Der Angeklagte kam von hinten mit dem Fahrrad und riss an dem Gurt, was dazu führte, dass die Frau den Kontakt zu dem Rollator verlor und ungebremst mit dem Kopf auf dem Gehsteig fiel. Die Frau erlitt erhebliche Verletzungen, musste operiert werden und erlangte wegen hohen Blutverlustes während der Operation und einer Kreislaufschwäche das Bewusstsein nicht wieder. Ihr Zustand verschlechterte sich weiter. Das veranlasste Ärzte und Angehörige dazu, entsprechend einer Patientenverfügung das Opfer nur noch palliativ zu versorgen. Die Frau starb kurz darauf.
Die Frage war hier, ob zwischen dem Raub und dem Tod der erforderliche „gefahrspezifische Zusammenhang“ vorliegt. Man könnte nämlich überlegen, ob das Opfer mit seiner Patientenverfügung nicht selbst eine Art Ursache für den Tod gesetzt oder zumindest mit gesetzt hat. Der Bundesgerichtshof meint allerdings, ein eigenverantwortliches Handeln des Opfers bzw. seiner Angehörigen lasse den Gefahrzusammenhang nicht entfallen.
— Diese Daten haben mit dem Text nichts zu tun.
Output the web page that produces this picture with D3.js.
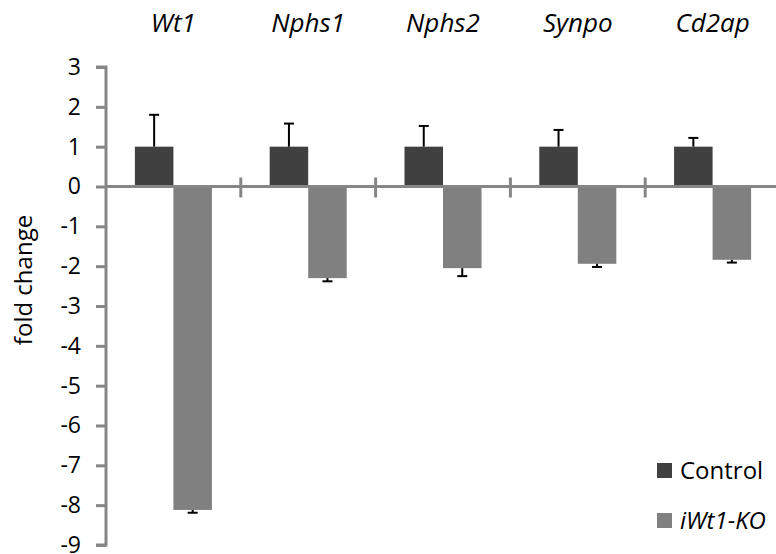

Die Frau habe kein neues Todesrisiko gesetzt, sondern sie habe dem durch die Tat gesetzten Risiko nur seinen Lauf gelassen. Anders könnte es sein, wenn das Opfer ohne vernünftigen Grund eine erfolgversprechende Behandlung ablehnt. Da dies hier aber nicht der Fall war, lässt das Gericht die Frage offen.
Der Beschluss steht im Einklang mit der sehr weiten Auslegung des spezifischen Gefahrzusammenhangs durch die Instanzgerichte. So genügt es beispielsweise auch, dass das ansonsten gesunde Opfer sich bei dem Gewaltdelikt einen Arm bricht und an Krankenhauskeimen stirbt (Aktenzeichen 3 StR 574/19).